= Las Estacas Natural Reserve and Spa =

Mexican mineral spring and natural reserve

Las Estacas Natural Reserve and Spa (Spanish: Balneario Las Estacas) is a mineral spring, day spa and natural reserve located in the town of Tlaltizapan, in the state of Morelos, Mexico. The natural reserve is a protected area for plants and wildlife since 1998; the protected area has 652.17 ha and harbors a first magnitude spring with a flow rate of 6,700 L/s.

== History ==
In 1940, Julio Calderon Fuentes acquired Las Estacas from Hacienda of Temilpa. In 1941, Calderon opened Las Estacas to tourists as a spa day and country ranch. The name of Las Estacas derives from its history when the residents dug stakes in the shore of the river to control the water level and water their fields. The reserve has been a protected area since 1998.

== Geography ==
The territory of the natural reserve and spa belongs to the Morelos-Guerrero Mesozoic basin which in the north adjoins with the Trans-Mexican Volcanic Belt and in the south, west and east is surrounded by the Sierra Madre del Sur. Las Estacas is in the town of Yautepec which is in the north central part of the state of Morelos, Mexico. The spring is in the valley of Yautepec, about 15 km in straight line to the SSW of the town of Yautepec and about 13 km to the south of Ticuman.

=== Climate ===
The normal temperature throughout the year is about 25 °C with a rainfall of 840 L/m^2. Subtropical and hot humid with winter not defined.

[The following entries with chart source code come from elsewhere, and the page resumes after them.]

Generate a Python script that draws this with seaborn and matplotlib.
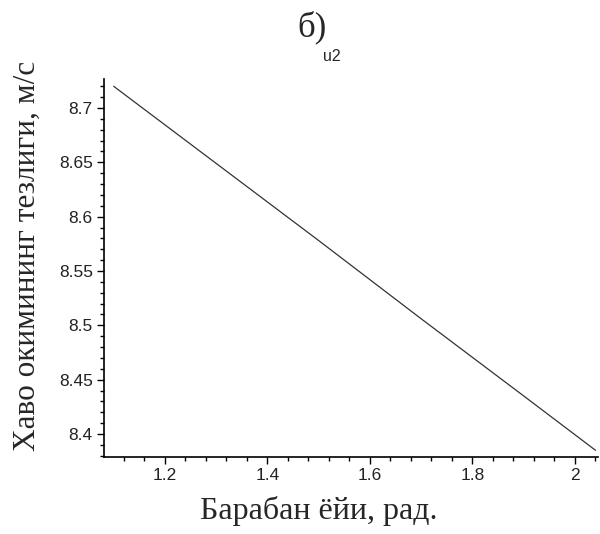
import numpy as np
import pandas as pd
import matplotlib
matplotlib.use("Agg")
import matplotlib.pyplot as plt
import seaborn as sns
from matplotlib.ticker import MultipleLocator

# data (straight line)
angle = [1.10, 1.30, 1.50, 1.70, 1.90, 2.04]
speed = [8.720, 8.649, 8.578, 8.506, 8.435, 8.385]

df = pd.DataFrame({'angle': angle, 'speed': speed})

sns.set_style("ticks")

fig = plt.figure(figsize=(6, 5.34), dpi=100)
ax = fig.add_axes([0.1733, 0.1442, 0.8234, 0.7078])

sns.lineplot(data=df, x='angle', y='speed', color='#333333', linewidth=0.9, ax=ax)

ax.set_xlim(1.081, 2.045)
ax.set_ylim(8.3788, 8.7267)

ax.xaxis.set_major_locator(MultipleLocator(0.2))
ax.xaxis.set_minor_locator(MultipleLocator(0.04))
ax.yaxis.set_major_locator(MultipleLocator(0.05))
ax.yaxis.set_minor_locator(MultipleLocator(0.01))
ax.set_xticks([1.2, 1.4, 1.6, 1.8, 2.0])
ax.set_xticklabels(['1.2', '1.4', '1.6', '1.8', '2'])
ax.set_yticks([8.4, 8.45, 8.5, 8.55, 8.6, 8.65, 8.7])
ax.set_yticklabels(['8.4', '8.45', '8.5', '8.55', '8.6', '8.65', '8.7'])

ax.tick_params(which='major', length=5, width=1, color='black', labelsize=12.5, pad=3)
ax.tick_params(which='minor', length=3, width=1, color='black')
for lab in ax.get_xticklabels() + ax.get_yticklabels():
    lab.set_family('Liberation Sans')
    lab.set_color('#222222')

sns.despine(ax=ax)
for s in ['left', 'bottom']:
    ax.spines[s].set_color('black')
    ax.spines[s].set_linewidth(1.2)

ax.set_xlabel('')
ax.set_ylabel('')

serif = ['Liberation Serif', 'DejaVu Serif']
fig.text(0.52, 0.948, 'б)', family=serif, fontsize=25, ha='center', va='center')
fig.text(0.553, 0.895, 'u2', family='Liberation Sans', fontsize=11.5, ha='center', va='center')
fig.text(0.045, 0.521, 'Хаво окимининг тезлиги, м/с', family=serif, fontsize=22.5,
         rotation=90, ha='center', va='center')
fig.text(0.531, 0.043, 'Барабан ёйи, рад.', family=serif, fontsize=23,
         ha='center', va='center')

fig.savefig('out.png', dpi=100)
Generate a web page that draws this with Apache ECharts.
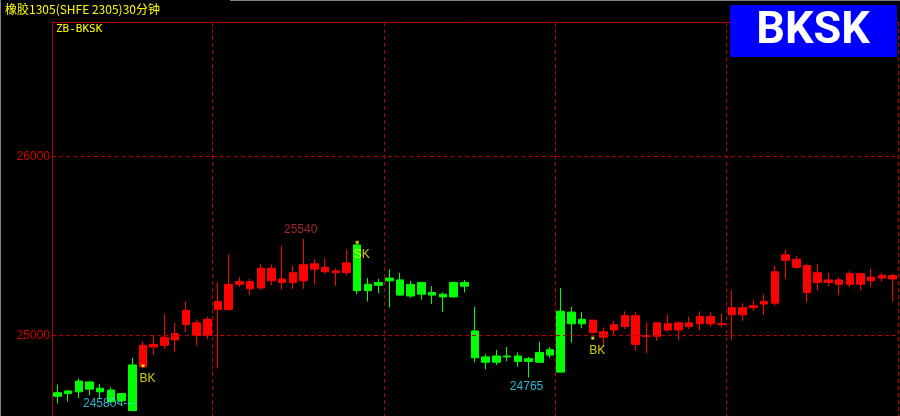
<!DOCTYPE html>
<html>
<head>
<meta charset="utf-8">
<script src="https://cdn.jsdelivr.net/npm/echarts@6/dist/echarts.min.js"></script>
<style>
html,body{margin:0;padding:0;background:#000;}
#chart{width:900px;height:416px;}
</style>
</head>
<body>
<div id="chart"></div>
<script>
// ---- data (30-minute bars, SHFE rubber 2305) ----
const opens  = [24680,24675,24685,24740,24705,24695,24635,24580,24825,24950,
                24945,24975,25060,25070,25000,25145,25145,25285,25300,25265,
                25375,25295,25295,25305,25400,25355,25360,25350,25505,25250,
                25280,25305,25310,25220,25295,25225,25230,25215,25295,25025,
                24880,24850,24885,24885,24855,24850,24890,24795,25130,25065,
                25085,24990,25030,25050,25110,24995,24995,25065,25030,25070,
                25065,25105,25065,25115,25155,25155,25175,25180,25420,25425,
                25390,25295,25310,25285,25285,25345,25305,25320,25335];
const closes = [24660,24690,24745,24700,24685,24630,24675,24835,24945,24935,
                24990,25010,25140,25000,25090,25190,25285,25300,25260,25375,
                25305,25315,25350,25395,25370,25380,25350,25405,25250,25285,
                25295,25320,25225,25285,25230,25240,25215,25295,25275,24875,
                24850,24885,24880,24855,24870,24905,24920,25135,25065,25090,
                25015,25020,25060,25110,24950,25000,25070,25030,25070,25050,
                25105,25065,25060,25155,25115,25165,25190,25355,25450,25380,
                25240,25350,25295,25310,25345,25285,25325,25335,25315];
const lows   = [24620,24630,24650,24665,24645,24625,24610,24580,24825,24890,
                24925,24905,25020,24945,24980,24815,25140,25270,25225,25255,
                25280,25255,25260,25260,25285,25345,25275,25335,25230,25190,
                25235,25155,25225,25210,25200,25175,25130,25210,25240,24850,
                24810,24835,24855,24825,24765,24850,24875,24795,24960,25040,
                25015,24935,25000,25035,24915,24900,24970,25020,24975,25035,
                25025,25050,25045,24975,25080,25140,25115,25165,25315,25370,
                25185,25250,25275,25225,25270,25250,25270,25300,25190];
const highs  = [24725,24695,24760,24745,24730,24710,24680,24875,24965,25000,
                25120,25070,25190,25090,25105,25295,25450,25325,25315,25400,
                25395,25500,25390,25540,25425,25430,25375,25480,25510,25320,
                25315,25370,25350,25305,25300,25275,25240,25300,25310,25160,
                24895,24920,24935,24905,24880,24965,24935,25265,25160,25130,
                25085,25045,25080,25135,25130,25070,25075,25115,25080,25105,
                25135,25130,25120,25250,25180,25200,25230,25390,25480,25445,
                25400,25400,25350,25325,25360,25350,25375,25350,25345];

// trading signals: bar index, signal type, price where the marker dot sits
const signalBars   = [8, 28, 50];
const signalTypes  = ['BK', 'SK', 'BK'];
const signalPrices = [24830, 25520, 24985];
const startPosition = 'SK';

// session break lines (bar index that starts a new block)
const sessionBreaks = [15, 31, 47, 63];

// extreme price annotations
const extremeBars   = [23, 7, 44];
const extremePrices = [25540, 24580, 24765];

// y-axis tick labels (price levels with grid lines)
const yTickLabels = [25000, 26000];
// visible price range of the panel
const yMin = 24550, yMax = 26750;

const categories = opens.map((_, i) => 'K' + (i + 1));

// ---- styling ----
const RED = '#FF0000', GREEN = '#00FF00', YELLOW = '#FFFF00', CYAN = '#3CE0FF';
const GRID_RED = '#B40000';
const NUM_FONT = '"Liberation Sans Narrow","Liberation Sans",sans-serif';

let pos = startPosition;
const barColor = categories.map((_, i) => {
  const k = signalBars.indexOf(i);
  if (k >= 0) pos = signalTypes[k];
  return pos === 'BK' ? RED : GREEN;
});

const candleData = opens.map((o, i) => ({
  value: [o, closes[i], lows[i], highs[i]],
  itemStyle: { color: barColor[i], color0: barColor[i], borderColor: barColor[i], borderColor0: barColor[i] }
}));

const signalData = signalBars.map((b, i) => ({
  value: [b, signalPrices[i]],
  label: { formatter: signalTypes[i] }
}));

const extremeStyle = [
  { text: v => String(v), color: '#C83232', align: 'center', offset: [-3, -9] },
  { text: v => v + '<---', color: CYAN, align: 'right', offset: [3, -7] },
  { text: v => String(v), color: CYAN, align: 'center', offset: [-2, 9] }
];
const extremeData = extremeBars.map((b, i) => ({
  value: [b, extremePrices[i]],
  label: {
    formatter: extremeStyle[i].text(extremePrices[i]),
    color: extremeStyle[i].color,
    align: extremeStyle[i].align,
    offset: extremeStyle[i].offset
  }
}));

const chart = echarts.init(document.getElementById('chart'), null, { renderer: 'canvas' });
chart.setOption({
  backgroundColor: '#000000',
  animation: false,
  title: [
    { text: '橡胶1305(SHFE 2305)30分钟', left: 5, top: 3, padding: 0,
      textStyle: { color: YELLOW, fontSize: 12, fontWeight: 'normal', fontFamily: '"Noto Sans CJK SC",sans-serif' } },
    { text: 'ZB-BKSK', left: 56, top: 24, padding: 0,
      textStyle: { color: YELLOW, fontSize: 11, fontWeight: 'normal', fontFamily: '"DejaVu Sans Mono",monospace' } }
  ],
  grid: { left: 52, right: 2, top: 22, bottom: 0, containLabel: false },
  xAxis: {
    type: 'category',
    data: categories,
    position: 'top',
    boundaryGap: true,
    axisLine: { show: true, onZero: false, lineStyle: { color: GRID_RED, width: 1 } },
    axisTick: { show: false },
    axisLabel: { show: false },
    splitLine: {
      show: true,
      interval: (index) => sessionBreaks.indexOf(index) >= 0,
      lineStyle: { color: GRID_RED, type: [4, 3], width: 1 }
    }
  },
  yAxis: {
    type: 'value',
    min: yMin,
    max: yMax,
    scale: true,
    axisLine: { show: true, lineStyle: { color: GRID_RED, width: 1 } },
    axisTick: { show: false },
    axisLabel: { show: false },
    splitLine: { show: false }
  },
  series: [
    {
      type: 'candlestick',
      data: candleData,
      barWidth: 8,
      itemStyle: { borderWidth: 1 },
      emphasis: { disabled: true },
      silent: true,
      markLine: {
        silent: true,
        symbol: 'none',
        animation: false,
        lineStyle: { color: GRID_RED, type: [4, 3], width: 1 },
        label: {
          show: true,
          position: 'start',
          distance: 2,
          color: '#D00000',
          fontSize: 12,
          fontFamily: NUM_FONT,
          formatter: p => String(p.value)
        },
        emphasis: { disabled: true },
        data: yTickLabels.map(v => ({ yAxis: v }))
      }
    },
    {
      type: 'scatter',
      data: signalData,
      symbol: 'rect',
      symbolSize: 3,
      itemStyle: { color: YELLOW },
      silent: true,
      z: 5,
      label: {
        show: true,
        position: 'inside',
        offset: [4.5, 12.5],
        color: YELLOW,
        fontSize: 12,
        fontFamily: NUM_FONT
      }
    },
    {
      type: 'scatter',
      data: extremeData,
      symbolSize: 0,
      silent: true,
      z: 5,
      label: {
        show: true,
        position: 'inside',
        fontSize: 12,
        fontFamily: NUM_FONT
      }
    }
  ],
  graphic: [
    { type: 'line', shape: { x1: 0.5, y1: 0, x2: 0.5, y2: 416 }, style: { stroke: '#808080', lineWidth: 1 }, z: 100, silent: true },
    { type: 'line', shape: { x1: 230, y1: 0.5, x2: 900, y2: 0.5 }, style: { stroke: '#808080', lineWidth: 1 }, z: 100, silent: true },
    { type: 'rect', shape: { x: 730, y: 5, width: 167, height: 52 }, style: { fill: '#0000FF' }, z: 100, silent: true },
    { type: 'text', x: 813, y: 31.5, z: 101, silent: true,
      style: { text: 'BKSK', fill: '#FFFFFF', font: 'bold 45px Roboto, "Liberation Sans", sans-serif', align: 'center', verticalAlign: 'middle' } }
  ]
});
</script>
</body>
</html>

The drought reaches its worst at the end of the autumn, the winter, and in the beginning of the spring. The rain season is in between the months of June and October.

== Flora and fauna ==

=== Flora ===
Las Estacas has a great variety of flora and some of this are protected species such as cuachalate (Amphipterygium adstringens), cazahuate (Ipomoea wolcottiana), tepemezquite (Lysiloma divaricatum), pochote (Ceiba aesculifolia), pata de cabra (Wimmeria persicifolia, Bursera ariensis, Lysiloma tergemina), cuajiote amarillo (Bursera áptera), copal (B. copallifera) and cuajiote rojo (B. schlechtendalii).

=== Fauna ===
There are 132 species of birds, 10 species of fish and 8 species of mammals. Some also are protected species such as White-tailed deer (Odocoileus virginianus), Mexican spiny-tailed iguana (Ctenosaura pectinata), chupaflor barbón (Calothyorax pulcher), blue seedeater (Amaurospiza relicta), papamoscas pardooscuro (Xenotriccus mexicanus), Balsas molly (Poecilia maylandi), Twospot livebearer (Pseudoxiphophorus bimaculata), Banded tetra (Astyanax aeneus) and Balsas splitfin (Ilyodon whitei).